Apple’s Samsung Monopoly Just Hit a Massive Wall
Apple’s multi-year crusade to break Samsung’s stranglehold on iPhone displays has stalled. Millions of OLED panel orders originally destined for Chinese giant BOE are being redirected to Samsung Display after a series of manufacturing failures effectively paralyzed BOE's dedicated iPhone lines. This isn't just a minor technical "kink"—it’s a supply chain emergency that forces Apple back into the arms of the one partner it has been trying to sideline for years.
Yield Crashes and Technical Regression
The nature of the failure is particularly damning. Usually, yield issues are reserved for cutting-edge Low-Temperature Polycrystalline Oxide (LTPO) panels. But BOE’s lines are currently choking on the older, less complex Low-Temperature Polycrystalline Silicon (LTPS) panels used in the iPhone 15 and 16.
Industry analysts point to potential contamination issues during a rushed retooling phase or, more likely, persistent failures in thin-film encapsulation (TFE)—the process that protects organic material from moisture. Without a perfect seal, the panels develop "dark spots" or catastrophic light leakage. This regression in a mature technology is a massive red flag for Cupertino. If BOE cannot reliably build yesterday's screens, it cannot be trusted with tomorrow's flagships.
Samsung Reclaims the High Ground—and the Leverage
Samsung Display is the sole winner in this chaos. Over the last 60 days, the South Korean firm has absorbed millions of redirected units. This isn't just a win for Samsung’s bottom line; it’s a strategic nightmare for Apple’s procurement team.
Samsung’s yields remain locked in the mid-90s, dwarfing BOE’s struggling 85%. While Apple prefers a diversified supplier base to drive prices down, this latest failure hands Samsung immense leverage. For the upcoming iPhone 17 Pro cycle, Apple’s negotiating hand is effectively broken. Samsung knows Apple cannot risk a stockout, and it will likely price its premium panels accordingly.
The redirected orders are vast. They span the entire portfolio: iPhone 13, 14, 15, 16, and the upcoming iPhone 17. Even the budget-focused iPhone 16e, which was supposed to be a high-margin win for Apple using cheap BOE glass, is now being shifted to Samsung’s more expensive, higher-quality lines. Apple’s hardware margins are about to take a visible hit.

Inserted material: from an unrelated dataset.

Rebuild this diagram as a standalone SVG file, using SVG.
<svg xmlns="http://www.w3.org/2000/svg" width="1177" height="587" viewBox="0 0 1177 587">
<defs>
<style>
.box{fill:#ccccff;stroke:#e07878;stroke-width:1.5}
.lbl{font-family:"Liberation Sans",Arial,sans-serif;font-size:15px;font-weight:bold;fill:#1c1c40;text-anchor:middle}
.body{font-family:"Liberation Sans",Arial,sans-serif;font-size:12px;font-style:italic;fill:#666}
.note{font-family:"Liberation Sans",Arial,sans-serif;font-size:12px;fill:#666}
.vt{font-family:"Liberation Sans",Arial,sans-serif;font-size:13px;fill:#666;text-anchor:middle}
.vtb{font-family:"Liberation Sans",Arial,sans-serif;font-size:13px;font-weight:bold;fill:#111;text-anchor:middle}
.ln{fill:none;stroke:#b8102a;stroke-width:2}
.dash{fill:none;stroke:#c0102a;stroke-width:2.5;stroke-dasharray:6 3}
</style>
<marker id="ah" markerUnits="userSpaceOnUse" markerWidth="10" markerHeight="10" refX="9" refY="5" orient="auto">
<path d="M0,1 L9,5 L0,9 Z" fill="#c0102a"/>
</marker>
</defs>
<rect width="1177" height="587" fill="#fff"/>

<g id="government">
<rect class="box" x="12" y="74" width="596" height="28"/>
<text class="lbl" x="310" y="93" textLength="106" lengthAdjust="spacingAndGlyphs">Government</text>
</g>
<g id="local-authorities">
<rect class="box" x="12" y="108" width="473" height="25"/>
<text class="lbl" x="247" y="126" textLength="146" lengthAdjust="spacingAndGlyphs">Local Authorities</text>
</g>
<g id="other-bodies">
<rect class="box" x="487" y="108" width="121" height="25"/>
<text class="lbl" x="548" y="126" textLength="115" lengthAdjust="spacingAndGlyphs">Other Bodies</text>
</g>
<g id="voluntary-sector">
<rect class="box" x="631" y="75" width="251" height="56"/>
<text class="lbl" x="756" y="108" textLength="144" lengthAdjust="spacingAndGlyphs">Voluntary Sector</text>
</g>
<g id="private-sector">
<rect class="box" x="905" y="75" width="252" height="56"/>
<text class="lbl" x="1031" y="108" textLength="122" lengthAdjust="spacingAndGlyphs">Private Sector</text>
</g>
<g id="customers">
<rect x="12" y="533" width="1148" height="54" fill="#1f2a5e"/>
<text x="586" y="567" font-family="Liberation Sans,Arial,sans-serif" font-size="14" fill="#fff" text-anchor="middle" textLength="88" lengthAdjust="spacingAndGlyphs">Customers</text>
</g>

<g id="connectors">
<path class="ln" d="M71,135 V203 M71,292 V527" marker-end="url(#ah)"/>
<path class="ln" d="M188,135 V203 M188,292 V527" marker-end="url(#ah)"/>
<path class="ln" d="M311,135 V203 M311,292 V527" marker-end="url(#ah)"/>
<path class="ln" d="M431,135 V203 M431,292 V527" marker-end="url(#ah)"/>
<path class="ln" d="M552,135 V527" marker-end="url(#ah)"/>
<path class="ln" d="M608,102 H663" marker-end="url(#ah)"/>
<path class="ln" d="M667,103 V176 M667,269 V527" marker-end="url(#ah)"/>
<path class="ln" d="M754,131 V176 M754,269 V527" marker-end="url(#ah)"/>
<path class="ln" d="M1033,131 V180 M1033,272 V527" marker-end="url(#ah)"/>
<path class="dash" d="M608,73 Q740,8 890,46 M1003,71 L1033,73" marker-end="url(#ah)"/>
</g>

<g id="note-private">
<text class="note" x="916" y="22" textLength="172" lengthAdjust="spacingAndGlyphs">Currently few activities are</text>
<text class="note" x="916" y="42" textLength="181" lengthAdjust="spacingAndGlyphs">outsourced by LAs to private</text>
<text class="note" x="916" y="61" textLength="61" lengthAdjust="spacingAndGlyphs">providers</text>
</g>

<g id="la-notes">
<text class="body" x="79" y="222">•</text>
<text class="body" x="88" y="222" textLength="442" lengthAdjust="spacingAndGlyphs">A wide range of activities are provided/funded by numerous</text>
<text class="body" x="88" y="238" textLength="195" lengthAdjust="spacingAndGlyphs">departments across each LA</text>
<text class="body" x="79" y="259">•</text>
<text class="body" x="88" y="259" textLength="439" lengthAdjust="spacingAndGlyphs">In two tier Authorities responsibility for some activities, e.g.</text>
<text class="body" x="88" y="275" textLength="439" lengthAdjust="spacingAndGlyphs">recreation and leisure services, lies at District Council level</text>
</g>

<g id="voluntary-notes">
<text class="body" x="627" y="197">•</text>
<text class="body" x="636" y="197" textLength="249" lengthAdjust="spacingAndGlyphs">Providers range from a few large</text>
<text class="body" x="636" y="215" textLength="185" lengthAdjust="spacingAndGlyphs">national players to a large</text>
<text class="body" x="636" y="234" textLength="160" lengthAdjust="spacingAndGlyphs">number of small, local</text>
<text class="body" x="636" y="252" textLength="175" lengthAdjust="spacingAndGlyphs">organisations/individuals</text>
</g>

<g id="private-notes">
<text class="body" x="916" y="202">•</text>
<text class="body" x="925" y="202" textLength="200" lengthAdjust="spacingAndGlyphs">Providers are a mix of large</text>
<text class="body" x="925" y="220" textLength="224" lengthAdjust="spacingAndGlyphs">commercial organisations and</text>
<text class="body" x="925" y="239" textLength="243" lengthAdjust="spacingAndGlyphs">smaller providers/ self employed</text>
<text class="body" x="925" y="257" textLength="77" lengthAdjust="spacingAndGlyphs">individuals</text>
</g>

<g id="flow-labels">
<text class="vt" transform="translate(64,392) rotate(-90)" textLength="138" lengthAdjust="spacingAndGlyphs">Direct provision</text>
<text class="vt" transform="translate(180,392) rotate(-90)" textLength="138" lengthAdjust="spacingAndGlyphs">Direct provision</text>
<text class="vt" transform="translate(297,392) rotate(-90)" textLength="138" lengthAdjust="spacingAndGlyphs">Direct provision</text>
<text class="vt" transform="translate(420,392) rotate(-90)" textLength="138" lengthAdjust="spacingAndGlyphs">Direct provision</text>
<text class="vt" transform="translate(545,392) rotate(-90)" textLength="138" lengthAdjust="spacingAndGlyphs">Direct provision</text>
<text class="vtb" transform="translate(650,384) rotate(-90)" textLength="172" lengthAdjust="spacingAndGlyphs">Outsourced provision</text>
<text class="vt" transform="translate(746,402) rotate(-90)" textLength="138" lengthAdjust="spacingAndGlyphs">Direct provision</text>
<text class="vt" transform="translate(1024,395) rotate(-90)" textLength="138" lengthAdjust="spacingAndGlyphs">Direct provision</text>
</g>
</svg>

BOE’s High-Stakes Hail Mary: The iPhone 17e
The fallout has gutted BOE’s 2025 performance. The company missed its annual target of 40 million units by a wide margin after the second-half production collapse. Legal pressure is mounting simultaneously; Samsung’s ongoing patent infringement lawsuits and a preliminary U.S. import ban on certain BOE technologies have created a "no-buy" zone for many of Apple's secondary partners.

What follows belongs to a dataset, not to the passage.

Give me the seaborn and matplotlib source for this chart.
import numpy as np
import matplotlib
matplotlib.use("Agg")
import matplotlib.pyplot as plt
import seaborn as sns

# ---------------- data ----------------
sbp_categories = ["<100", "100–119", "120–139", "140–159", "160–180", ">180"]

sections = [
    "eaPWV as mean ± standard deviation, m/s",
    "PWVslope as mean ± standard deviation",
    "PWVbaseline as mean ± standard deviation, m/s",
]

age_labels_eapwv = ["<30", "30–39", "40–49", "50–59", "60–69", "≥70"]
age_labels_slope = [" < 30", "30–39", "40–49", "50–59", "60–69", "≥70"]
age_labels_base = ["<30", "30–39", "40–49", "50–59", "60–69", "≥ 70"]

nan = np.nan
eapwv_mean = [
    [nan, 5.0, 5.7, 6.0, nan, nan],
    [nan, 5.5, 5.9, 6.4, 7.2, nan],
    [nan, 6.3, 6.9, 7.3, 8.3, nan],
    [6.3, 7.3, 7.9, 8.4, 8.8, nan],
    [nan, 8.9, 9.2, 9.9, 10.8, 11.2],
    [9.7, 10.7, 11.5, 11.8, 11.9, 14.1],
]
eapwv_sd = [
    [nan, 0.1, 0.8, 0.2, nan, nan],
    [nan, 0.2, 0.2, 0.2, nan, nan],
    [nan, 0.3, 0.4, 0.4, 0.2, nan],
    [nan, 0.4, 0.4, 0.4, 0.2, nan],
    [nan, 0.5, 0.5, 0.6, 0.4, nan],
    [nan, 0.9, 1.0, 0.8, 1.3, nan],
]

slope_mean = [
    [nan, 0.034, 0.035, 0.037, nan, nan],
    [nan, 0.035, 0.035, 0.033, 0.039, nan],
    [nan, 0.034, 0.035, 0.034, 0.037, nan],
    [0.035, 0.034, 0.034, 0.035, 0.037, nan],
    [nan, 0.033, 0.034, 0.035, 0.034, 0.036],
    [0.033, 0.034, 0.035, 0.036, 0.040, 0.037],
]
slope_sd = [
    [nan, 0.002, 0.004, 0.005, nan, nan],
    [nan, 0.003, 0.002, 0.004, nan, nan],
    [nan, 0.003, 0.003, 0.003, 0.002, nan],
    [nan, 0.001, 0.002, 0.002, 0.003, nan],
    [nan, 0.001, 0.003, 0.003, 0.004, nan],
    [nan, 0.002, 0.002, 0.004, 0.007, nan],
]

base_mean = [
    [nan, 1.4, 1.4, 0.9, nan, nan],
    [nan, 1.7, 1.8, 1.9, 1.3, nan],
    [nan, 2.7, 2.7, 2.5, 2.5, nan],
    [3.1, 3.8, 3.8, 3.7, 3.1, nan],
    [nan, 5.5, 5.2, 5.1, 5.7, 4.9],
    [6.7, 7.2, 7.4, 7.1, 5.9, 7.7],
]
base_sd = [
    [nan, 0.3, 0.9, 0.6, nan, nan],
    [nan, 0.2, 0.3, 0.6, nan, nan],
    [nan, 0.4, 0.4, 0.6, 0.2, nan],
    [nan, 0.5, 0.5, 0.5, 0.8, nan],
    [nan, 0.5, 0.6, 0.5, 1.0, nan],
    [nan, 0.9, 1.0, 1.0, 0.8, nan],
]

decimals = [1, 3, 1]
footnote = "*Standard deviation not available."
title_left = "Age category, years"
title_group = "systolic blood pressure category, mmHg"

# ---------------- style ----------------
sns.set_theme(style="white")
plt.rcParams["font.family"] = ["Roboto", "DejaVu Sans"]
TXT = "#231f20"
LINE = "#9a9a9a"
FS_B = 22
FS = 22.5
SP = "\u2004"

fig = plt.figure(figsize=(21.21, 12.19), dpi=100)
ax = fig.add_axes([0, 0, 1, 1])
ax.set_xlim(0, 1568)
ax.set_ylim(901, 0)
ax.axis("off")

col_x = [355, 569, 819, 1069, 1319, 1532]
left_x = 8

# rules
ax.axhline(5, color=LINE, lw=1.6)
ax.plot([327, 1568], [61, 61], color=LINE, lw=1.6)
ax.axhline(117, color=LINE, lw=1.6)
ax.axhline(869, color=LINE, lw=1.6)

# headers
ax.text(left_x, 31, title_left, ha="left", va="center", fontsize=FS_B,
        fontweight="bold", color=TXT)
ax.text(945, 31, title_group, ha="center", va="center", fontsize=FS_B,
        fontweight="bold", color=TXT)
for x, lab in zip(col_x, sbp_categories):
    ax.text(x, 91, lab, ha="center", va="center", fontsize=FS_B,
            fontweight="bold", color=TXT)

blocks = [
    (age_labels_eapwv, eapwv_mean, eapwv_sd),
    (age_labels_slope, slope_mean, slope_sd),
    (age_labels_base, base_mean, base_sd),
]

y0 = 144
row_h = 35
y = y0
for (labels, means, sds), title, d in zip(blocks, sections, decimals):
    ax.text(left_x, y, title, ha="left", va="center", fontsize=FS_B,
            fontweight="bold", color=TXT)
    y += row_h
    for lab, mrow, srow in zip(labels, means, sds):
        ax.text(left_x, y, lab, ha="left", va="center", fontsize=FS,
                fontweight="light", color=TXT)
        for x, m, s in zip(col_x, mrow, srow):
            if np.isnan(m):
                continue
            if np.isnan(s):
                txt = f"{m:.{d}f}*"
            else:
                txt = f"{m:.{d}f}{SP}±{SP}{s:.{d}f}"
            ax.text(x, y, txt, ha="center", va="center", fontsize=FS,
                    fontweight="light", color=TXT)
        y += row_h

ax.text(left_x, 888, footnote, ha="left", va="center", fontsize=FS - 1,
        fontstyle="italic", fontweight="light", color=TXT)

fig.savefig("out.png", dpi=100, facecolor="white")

BOE is now pivoting toward a single goal: the iPhone 17e launch this spring. It currently holds the largest allocation for this specific model, but it is a "make-or-break" contract. If BOE cannot stabilize its lines for the 17e, Apple may be forced to rely on LG Display as its only viable alternative to the Samsung monopoly.
Apple’s patience is famously thin. By failing to scale for the global iPhone 17 launch, BOE has proven that Chinese manufacturing still hasn't closed the "reliability gap" with Korean glass. For the foreseeable future, the "all-screen" iPhone remains a Samsung-powered product.